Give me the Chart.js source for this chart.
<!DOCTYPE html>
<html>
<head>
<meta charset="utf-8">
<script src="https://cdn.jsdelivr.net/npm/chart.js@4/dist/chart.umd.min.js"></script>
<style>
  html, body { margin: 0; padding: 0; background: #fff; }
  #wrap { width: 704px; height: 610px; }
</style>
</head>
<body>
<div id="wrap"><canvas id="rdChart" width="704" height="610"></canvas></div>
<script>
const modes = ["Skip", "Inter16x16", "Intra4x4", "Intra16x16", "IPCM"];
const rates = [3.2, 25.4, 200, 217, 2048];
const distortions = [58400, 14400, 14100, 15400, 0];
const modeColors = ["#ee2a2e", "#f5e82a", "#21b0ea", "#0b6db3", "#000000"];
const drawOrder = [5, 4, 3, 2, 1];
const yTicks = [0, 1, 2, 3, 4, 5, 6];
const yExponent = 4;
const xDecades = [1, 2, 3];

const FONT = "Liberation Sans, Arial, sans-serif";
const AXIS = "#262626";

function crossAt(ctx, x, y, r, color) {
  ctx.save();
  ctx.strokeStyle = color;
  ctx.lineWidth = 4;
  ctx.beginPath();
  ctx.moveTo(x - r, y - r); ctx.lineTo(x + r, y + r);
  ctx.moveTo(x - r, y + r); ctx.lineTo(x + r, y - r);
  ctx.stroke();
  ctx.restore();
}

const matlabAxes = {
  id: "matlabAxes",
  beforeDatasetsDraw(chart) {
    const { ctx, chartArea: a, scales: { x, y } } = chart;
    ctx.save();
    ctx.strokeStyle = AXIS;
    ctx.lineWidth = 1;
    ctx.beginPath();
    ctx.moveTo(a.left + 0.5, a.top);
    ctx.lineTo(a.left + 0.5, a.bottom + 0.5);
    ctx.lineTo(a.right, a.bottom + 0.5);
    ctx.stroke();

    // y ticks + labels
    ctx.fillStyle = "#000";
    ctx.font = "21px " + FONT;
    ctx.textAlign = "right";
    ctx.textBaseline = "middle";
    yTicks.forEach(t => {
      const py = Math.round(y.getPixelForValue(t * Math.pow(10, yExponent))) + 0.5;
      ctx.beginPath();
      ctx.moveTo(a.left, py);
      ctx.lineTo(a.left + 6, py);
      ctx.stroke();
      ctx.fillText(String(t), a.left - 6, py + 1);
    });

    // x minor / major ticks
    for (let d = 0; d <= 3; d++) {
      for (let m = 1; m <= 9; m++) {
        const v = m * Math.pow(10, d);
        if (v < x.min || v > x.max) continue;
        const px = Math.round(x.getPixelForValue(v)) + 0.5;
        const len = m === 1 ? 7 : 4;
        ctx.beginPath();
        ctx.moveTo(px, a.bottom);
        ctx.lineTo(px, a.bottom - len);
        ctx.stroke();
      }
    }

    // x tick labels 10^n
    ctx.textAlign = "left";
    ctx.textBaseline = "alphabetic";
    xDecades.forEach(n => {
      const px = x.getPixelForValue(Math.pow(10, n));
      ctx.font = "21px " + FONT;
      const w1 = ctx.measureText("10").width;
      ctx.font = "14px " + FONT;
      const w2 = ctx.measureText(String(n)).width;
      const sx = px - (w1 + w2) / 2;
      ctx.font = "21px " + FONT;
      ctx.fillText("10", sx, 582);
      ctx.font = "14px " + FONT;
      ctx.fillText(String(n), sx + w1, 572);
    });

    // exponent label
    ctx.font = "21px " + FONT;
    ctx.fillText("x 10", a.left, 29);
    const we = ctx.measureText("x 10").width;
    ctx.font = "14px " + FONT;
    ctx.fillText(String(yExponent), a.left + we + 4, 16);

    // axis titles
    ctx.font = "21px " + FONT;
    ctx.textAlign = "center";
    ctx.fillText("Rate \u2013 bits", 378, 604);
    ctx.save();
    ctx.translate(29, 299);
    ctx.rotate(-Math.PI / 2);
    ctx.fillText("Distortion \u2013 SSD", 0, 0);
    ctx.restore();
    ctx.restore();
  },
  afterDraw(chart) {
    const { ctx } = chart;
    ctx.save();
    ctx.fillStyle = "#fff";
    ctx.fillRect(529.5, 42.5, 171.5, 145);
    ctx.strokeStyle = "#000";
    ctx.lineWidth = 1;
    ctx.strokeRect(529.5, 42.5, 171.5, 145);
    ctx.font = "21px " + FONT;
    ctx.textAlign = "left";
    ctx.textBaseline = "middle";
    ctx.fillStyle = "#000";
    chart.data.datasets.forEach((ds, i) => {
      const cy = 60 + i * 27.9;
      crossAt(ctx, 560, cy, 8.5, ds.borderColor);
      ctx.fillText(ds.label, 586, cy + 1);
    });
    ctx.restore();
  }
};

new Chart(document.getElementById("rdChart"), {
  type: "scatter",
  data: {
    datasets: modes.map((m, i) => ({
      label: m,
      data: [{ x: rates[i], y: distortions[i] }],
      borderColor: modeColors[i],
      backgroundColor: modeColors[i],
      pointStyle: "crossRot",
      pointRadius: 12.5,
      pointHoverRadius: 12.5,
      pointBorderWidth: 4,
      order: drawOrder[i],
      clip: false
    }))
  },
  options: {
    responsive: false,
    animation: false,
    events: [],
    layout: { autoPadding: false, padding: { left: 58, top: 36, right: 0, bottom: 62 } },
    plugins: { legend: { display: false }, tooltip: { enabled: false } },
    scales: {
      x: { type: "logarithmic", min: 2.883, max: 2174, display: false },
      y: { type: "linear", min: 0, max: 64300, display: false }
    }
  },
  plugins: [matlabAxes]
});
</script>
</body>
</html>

____

* **WHAT THE EXERCISE ASKS**:
Restate the data above exactly, keeping each word as it stands.

* **FULL RESPONSE**:
Give me the Chart.js source for this chart.
<!DOCTYPE html>
<html>
<head>
<meta charset="utf-8">
<script src="https://cdn.jsdelivr.net/npm/chart.js@4/dist/chart.umd.min.js"></script>
<style>
  html, body { margin: 0; padding: 0; background: #fff; }
  #wrap { width: 704px; height: 610px; }
</style>
</head>
<body>
<div id="wrap"><canvas id="rdChart" width="704" height="610"></canvas></div>
<script>
const modes = ["Skip", "Inter16x16", "Intra4x4", "Intra16x16", "IPCM"];
const rates = [3.2, 25.4, 200, 217, 2048];
const distortions = [58400, 14400, 14100, 15400, 0];
const modeColors = ["#ee2a2e", "#f5e82a", "#21b0ea", "#0b6db3", "#000000"];
const drawOrder = [5, 4, 3, 2, 1];
const yTicks = [0, 1, 2, 3, 4, 5, 6];
const yExponent = 4;
const xDecades = [1, 2, 3];

const FONT = "Liberation Sans, Arial, sans-serif";
const AXIS = "#262626";

function crossAt(ctx, x, y, r, color) {
  ctx.save();
  ctx.strokeStyle = color;
  ctx.lineWidth = 4;
  ctx.beginPath();
  ctx.moveTo(x - r, y - r); ctx.lineTo(x + r, y + r);
  ctx.moveTo(x - r, y + r); ctx.lineTo(x + r, y - r);
  ctx.stroke();
  ctx.restore();
}

const matlabAxes = {
  id: "matlabAxes",
  beforeDatasetsDraw(chart) {
    const { ctx, chartArea: a, scales: { x, y } } = chart;
    ctx.save();
    ctx.strokeStyle = AXIS;
    ctx.lineWidth = 1;
    ctx.beginPath();
    ctx.moveTo(a.left + 0.5, a.top);
    ctx.lineTo(a.left + 0.5, a.bottom + 0.5);
    ctx.lineTo(a.right, a.bottom + 0.5);
    ctx.stroke();

    // y ticks + labels
    ctx.fillStyle = "#000";
    ctx.font = "21px " + FONT;
    ctx.textAlign = "right";
    ctx.textBaseline = "middle";
    yTicks.forEach(t => {
      const py = Math.round(y.getPixelForValue(t * Math.pow(10, yExponent))) + 0.5;
      ctx.beginPath();
      ctx.moveTo(a.left, py);
      ctx.lineTo(a.left + 6, py);
      ctx.stroke();
      ctx.fillText(String(t), a.left - 6, py + 1);
    });

    // x minor / major ticks
    for (let d = 0; d <= 3; d++) {
      for (let m = 1; m <= 9; m++) {
        const v = m * Math.pow(10, d);
        if (v < x.min || v > x.max) continue;
        const px = Math.round(x.getPixelForValue(v)) + 0.5;
        const len = m === 1 ? 7 : 4;
        ctx.beginPath();
        ctx.moveTo(px, a.bottom);
        ctx.lineTo(px, a.bottom - len);
        ctx.stroke();
      }
    }

    // x tick labels 10^n
    ctx.textAlign = "left";
    ctx.textBaseline = "alphabetic";
    xDecades.forEach(n => {
      const px = x.getPixelForValue(Math.pow(10, n));
      ctx.font = "21px " + FONT;
      const w1 = ctx.measureText("10").width;
      ctx.font = "14px " + FONT;
      const w2 = ctx.measureText(String(n)).width;
      const sx = px - (w1 + w2) / 2;
      ctx.font = "21px " + FONT;
      ctx.fillText("10", sx, 582);
      ctx.font = "14px " + FONT;
      ctx.fillText(String(n), sx + w1, 572);
    });

    // exponent label
    ctx.font = "21px " + FONT;
    ctx.fillText("x 10", a.left, 29);
    const we = ctx.measureText("x 10").width;
    ctx.font = "14px " + FONT;
    ctx.fillText(String(yExponent), a.left + we + 4, 16);

    // axis titles
    ctx.font = "21px " + FONT;
    ctx.textAlign = "center";
    ctx.fillText("Rate \u2013 bits", 378, 604);
    ctx.save();
    ctx.translate(29, 299);
    ctx.rotate(-Math.PI / 2);
    ctx.fillText("Distortion \u2013 SSD", 0, 0);
    ctx.restore();
    ctx.restore();
  },
  afterDraw(chart) {
    const { ctx } = chart;
    ctx.save();
    ctx.fillStyle = "#fff";
    ctx.fillRect(529.5, 42.5, 171.5, 145);
    ctx.strokeStyle = "#000";
    ctx.lineWidth = 1;
    ctx.strokeRect(529.5, 42.5, 171.5, 145);
    ctx.font = "21px " + FONT;
    ctx.textAlign = "left";
    ctx.textBaseline = "middle";
    ctx.fillStyle = "#000";
    chart.data.datasets.forEach((ds, i) => {
      const cy = 60 + i * 27.9;
      crossAt(ctx, 560, cy, 8.5, ds.borderColor);
      ctx.fillText(ds.label, 586, cy + 1);
    });
    ctx.restore();
  }
};

new Chart(document.getElementById("rdChart"), {
  type: "scatter",
  data: {
    datasets: modes.map((m, i) => ({
      label: m,
      data: [{ x: rates[i], y: distortions[i] }],
      borderColor: modeColors[i],
      backgroundColor: modeColors[i],
      pointStyle: "crossRot",
      pointRadius: 12.5,
      pointHoverRadius: 12.5,
      pointBorderWidth: 4,
      order: drawOrder[i],
      clip: false
    }))
  },
  options: {
    responsive: false,
    animation: false,
    events: [],
    layout: { autoPadding: false, padding: { left: 58, top: 36, right: 0, bottom: 62 } },
    plugins: { legend: { display: false }, tooltip: { enabled: false } },
    scales: {
      x: { type: "logarithmic", min: 2.883, max: 2174, display: false },
      y: { type: "linear", min: 0, max: 64300, display: false }
    }
  },
  plugins: [matlabAxes]
});
</script>
</body>
</html>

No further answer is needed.